— Start Material shown —

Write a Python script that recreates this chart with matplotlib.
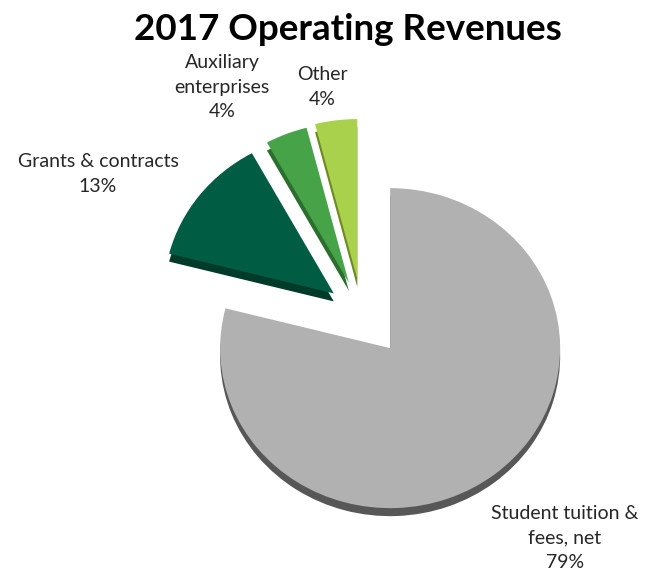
import matplotlib
matplotlib.use("Agg")
import matplotlib.pyplot as plt

plt.rcParams['font.family'] = ['Lato', 'DejaVu Sans']

# data
categories = ["Student tuition &\nfees, net", "Grants & contracts", "Auxiliary\nenterprises", "Other"]
shares = [79, 13, 4, 4]
top_colors = ["#b1b1b1", "#005c42", "#46a348", "#a9d14b"]
side_colors = ["#575757", "#003a29", "#2b6e2e", "#6c8a24"]
explode = [0.27, 0.21, 0.21, 0.22]

W, H = 666, 576
fig = plt.figure(figsize=(W / 100, H / 100), dpi=100)
ax = fig.add_axes([0, 0, 1, 1])

# side of the 3D pie, shifted down, then the top face
ax.pie(shares, colors=side_colors, explode=explode, startangle=90,
       counterclock=False, center=(0, -0.05),
       wedgeprops=dict(linewidth=0))
ax.pie(shares, colors=top_colors, explode=explode, startangle=90,
       counterclock=False, center=(0, 0),
       wedgeprops=dict(linewidth=0))

# map data units to pixels: centre at (362, 314) px, 170 px per unit across, 160 down
cx, cy, sx, sy = 362, 314, 170, 160
ax.set_aspect('auto')
ax.set_xlim((0 - cx) / sx, (W - cx) / sx)
ax.set_ylim((cy - H) / sy, (cy - 0) / sy)
ax.axis('off')

fig.text(348 / W, 1 - 30 / H, "2017 Operating Revenues", ha='center', va='center',
         fontsize=26.5, fontweight='bold', color='black')

label_pos = [(565, 538), (98, 174), (222, 87), (322, 87)]
for name, val, (px, py) in zip(categories, shares, label_pos):
    fig.text(px / W, 1 - py / H, f"{name}\n{val}%", ha='center', va='center',
             fontsize=14, color='#262626', linespacing=1.55)

fig.savefig("out.png", dpi=100)
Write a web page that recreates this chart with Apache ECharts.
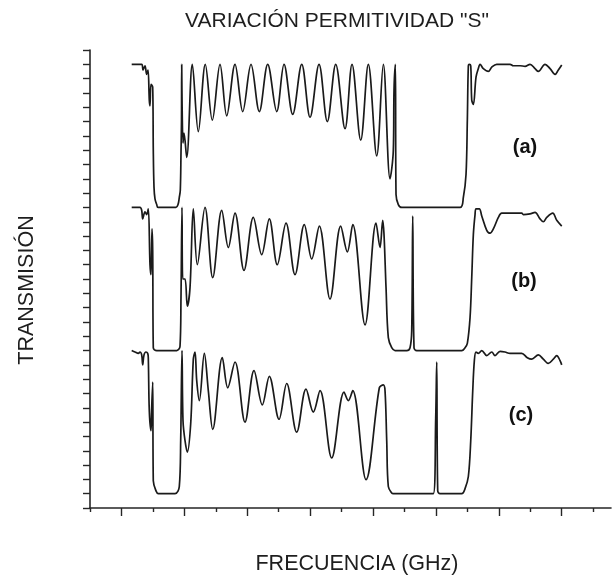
<!DOCTYPE html>
<html>
<head>
<meta charset="utf-8">
<script src="https://cdn.jsdelivr.net/npm/echarts@6/dist/echarts.min.js"></script>
<style>
html, body { margin: 0; padding: 0; background: #fff; }
#main { width: 616px; height: 581px; }
</style>
</head>
<body>
<div id="main"></div>
<script>
// curvas: [frecuencia, transmision normalizada 0..1]
var curvaA = [[1.326,1.0],[1.644,1.0],[1.686,0.96],[1.749,0.99],[1.803,0.93],[1.845,0.96],[1.886,0.75],[1.908,0.71],[1.940,0.86],[1.994,0.84],
    [2.013,0.40],[2.036,0.14],[2.067,0.06],[2.122,0.02],[2.163,0.0],[2.735,0.0],[2.799,0.02],[2.840,0.07],[2.872,0.12],[2.894,0.38],
    [2.910,0.6],[2.917,1.0],[2.936,1.0],[2.958,0.45],[2.990,0.52],[3.076,0.35],[3.254,1.0],[3.445,0.53],[3.667,1.0],[3.890,0.61],
    [4.135,1.0],[4.348,0.64],[4.612,1.0],[4.857,0.67],[5.121,1.0],[5.385,0.67],[5.652,1.0],[5.938,0.67],[6.171,1.0],[6.447,0.65],
    [6.734,1.0],[6.998,0.63],[7.284,1.0],[7.548,0.6],[7.815,1.0],[8.111,0.55],[8.333,1.0],[8.610,0.47],[8.852,1.0],[9.119,0.36],
    [9.329,1.0],[9.542,0.2],[9.647,0.4],[9.669,0.82],[9.711,1.0],[9.733,0.09],[9.806,0.02],[9.914,0.0],[11.769,0.0],[11.874,0.07],
    [11.959,0.23],[12.001,0.61],[12.033,0.99],[12.064,1.0],[12.109,0.99],[12.141,0.75],[12.192,0.72],[12.277,0.91],[12.351,0.97],[12.405,1.0],
    [12.510,0.97],[12.669,0.95],[12.777,0.98],[12.936,1.0],[13.359,1.0],[13.464,0.99],[13.677,0.99],[13.836,0.986],[13.995,1.0],[14.154,0.97],
    [14.259,0.95],[14.472,1.0],[14.631,0.97],[14.790,0.93],[14.895,0.96],[15.003,0.995]];

var curvaB = [[1.326,1.0],[1.590,1.0],[1.644,0.98],[1.676,0.92],[1.749,0.97],[1.803,0.95],[1.854,0.99],[1.908,0.6],[1.940,0.53],[1.972,0.85],
    [1.994,0.7],[2.013,0.02],[2.122,0.0],[2.758,0.0],[2.863,0.03],[2.894,0.37],[2.926,1.0],[2.949,0.5],[3.022,0.5],[3.095,0.31],
    [3.181,0.44],[3.286,0.99],[3.413,0.60],[3.658,1.0],[3.903,0.51],[4.189,0.98],[4.399,0.72],[4.612,0.96],[4.898,0.56],[5.194,0.93],
    [5.461,0.67],[5.703,0.92],[5.957,0.60],[6.234,0.89],[6.520,0.53],[6.816,0.88],[7.052,0.64],[7.293,0.87],[7.634,0.36],[7.974,0.87],
    [8.184,0.69],[8.356,0.88],[8.747,0.18],[9.097,0.89],[9.224,0.72],[9.310,0.91],[9.351,0.81],[9.415,0.44],[9.488,0.09],[9.596,0.02],
    [9.701,0.0],[10.073,0.0],[10.178,0.02],[10.232,0.14],[10.264,0.94],[10.305,0.02],[10.391,0.0],[11.823,0.0],[11.928,0.02],[12.001,0.05],
    [12.087,0.23],[12.141,0.51],[12.192,0.81],[12.246,0.95],[12.277,0.99],[12.382,0.99],[12.459,0.94],[12.618,0.84],[12.723,0.82],[12.828,0.85],
    [12.987,0.93],[13.095,0.96],[13.731,0.96],[13.782,0.95],[13.995,0.955],[14.154,0.965],[14.313,0.92],[14.418,0.90],[14.526,0.93],[14.717,0.96],
    [14.844,0.91],[15.003,0.87]];

var curvaC = [[1.326,1.0],[1.431,0.99],[1.536,0.98],[1.590,0.99],[1.644,0.97],[1.676,0.90],[1.718,0.97],[1.781,0.99],[1.835,0.98],[1.854,0.95],
    [1.886,0.58],[1.940,0.44],[1.962,0.60],[1.994,0.78],[2.013,0.09],[2.099,0.02],[2.172,0.0],[2.704,0.0],[2.840,0.05],[2.885,0.38],
    [2.926,1.0],[2.958,0.51],[3.022,0.37],[3.095,0.29],[3.203,0.49],[3.286,0.94],[3.340,0.99],[3.394,0.79],[3.477,0.65],[3.636,0.98],
    [3.763,0.72],[3.903,0.45],[4.208,0.95],[4.380,0.74],[4.612,0.92],[4.930,0.50],[5.216,0.86],[5.480,0.62],[5.703,0.82],[6.012,0.52],
    [6.256,0.77],[6.574,0.43],[6.870,0.73],[7.102,0.57],[7.316,0.72],[7.688,0.25],[8.079,0.71],[8.216,0.65],[8.356,0.72],[8.779,0.098],
    [9.202,0.74],[9.329,0.76],[9.383,0.72],[9.437,0.37],[9.488,0.05],[9.596,0.005],[9.647,0.0],[10.919,0.0],[10.995,0.53],[11.027,0.92],
    [11.059,0.02],[11.132,0.0],[11.823,0.0],[11.928,0.035],[12.033,0.12],[12.109,0.37],[12.173,0.72],[12.224,0.93],[12.277,0.99],[12.351,0.98],
    [12.459,1.0],[12.618,0.965],[12.777,0.99],[12.882,0.965],[13.041,0.995],[13.200,0.99],[13.359,0.98],[13.731,0.98],[13.909,0.95],[14.049,0.94],
    [14.259,0.97],[14.418,0.94],[14.577,0.91],[14.736,0.94],[14.844,0.965],[14.949,0.93],[15.003,0.90]];

var etiquetas = ['(a)', '(b)', '(c)'];
var ticksMayores = [1, 3, 5, 7, 9, 11, 13, 15];
var ticksMenores = [0, 2, 4, 6, 8, 10, 12, 14, 16];

// cada curva se desplaza hacia arriba y ocupa 10 divisiones
function desplazar(curva, base) {
    var res = [];
    for (var i = 0; i < curva.length; i++) {
        res.push([curva[i][0], base + curva[i][1] * 10]);
    }
    return res;
}

var colorEje = '#262626';
var colorLinea = '#1a1a1a';
var fuente = 'Liberation Sans, Arial, sans-serif';

var chart = echarts.init(document.getElementById('main'));

function serie(datos) {
    return {
        type: 'line',
        data: datos,
        showSymbol: false,
        symbol: 'none',
        smooth: 0.35,
        lineStyle: { color: colorLinea, width: 1.7 },
        z: 3
    };
}

var option = {
    animation: false,
    backgroundColor: '#fff',
    grid: { left: 90, right: 5, top: 50, bottom: 73 },
    xAxis: [{
        type: 'value',
        min: 0,
        max: 16.57,
        position: 'bottom',
        axisLine: { lineStyle: { color: colorEje, width: 1.6 } },
        axisTick: { customValues: ticksMenores, length: 4, lineStyle: { color: colorEje, width: 1.4 } },
        axisLabel: { show: false },
        splitLine: { show: false }
    }, {
        type: 'value',
        min: 0,
        max: 16.57,
        position: 'bottom',
        axisLine: { show: false },
        axisTick: { customValues: ticksMayores, length: 8, lineStyle: { color: colorEje, width: 1.4 } },
        axisLabel: { show: false },
        splitLine: { show: false }
    }],
    yAxis: {
        type: 'value',
        min: 0,
        max: 32,
        interval: 1,
        axisLine: { show: true, lineStyle: { color: colorEje, width: 1.6 } },
        axisTick: { show: true, length: 7, lineStyle: { color: colorEje, width: 1.4 } },
        axisLabel: { show: false },
        splitLine: { show: false }
    },
    series: [
        serie(desplazar(curvaA, 21)),
        serie(desplazar(curvaB, 11)),
        serie(desplazar(curvaC, 1))
    ],
    graphic: [
        { type: 'text', x: 337, y: 21, style: { text: 'VARIACIÓN PERMITIVIDAD "S"', font: '21px ' + fuente, fill: '#1e1e1e', align: 'center', verticalAlign: 'middle' } },
        { type: 'text', x: 27, y: 290, rotation: Math.PI / 2, style: { text: 'TRANSMISIÓN', font: '21.5px ' + fuente, fill: '#1e1e1e', align: 'center', verticalAlign: 'middle' } },
        { type: 'text', x: 357, y: 564, style: { text: 'FRECUENCIA (GHz)', font: '21.5px ' + fuente, fill: '#1e1e1e', align: 'center', verticalAlign: 'middle' } },
        { type: 'text', x: 525, y: 147, style: { text: etiquetas[0], font: 'bold 20px ' + fuente, fill: '#111', align: 'center', verticalAlign: 'middle' } },
        { type: 'text', x: 524, y: 281, style: { text: etiquetas[1], font: 'bold 20px ' + fuente, fill: '#111', align: 'center', verticalAlign: 'middle' } },
        { type: 'text', x: 521, y: 415, style: { text: etiquetas[2], font: 'bold 20px ' + fuente, fill: '#111', align: 'center', verticalAlign: 'middle' } }
    ]
};
chart.setOption(option);
</script>
</body>
</html>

— End Material shown —

▸ Directive
From the entries above, copy out every line where the string "recreates" appears.

▸ Final result
Write a Python script that recreates this chart with matplotlib.
Write a web page that recreates this chart with Apache ECharts.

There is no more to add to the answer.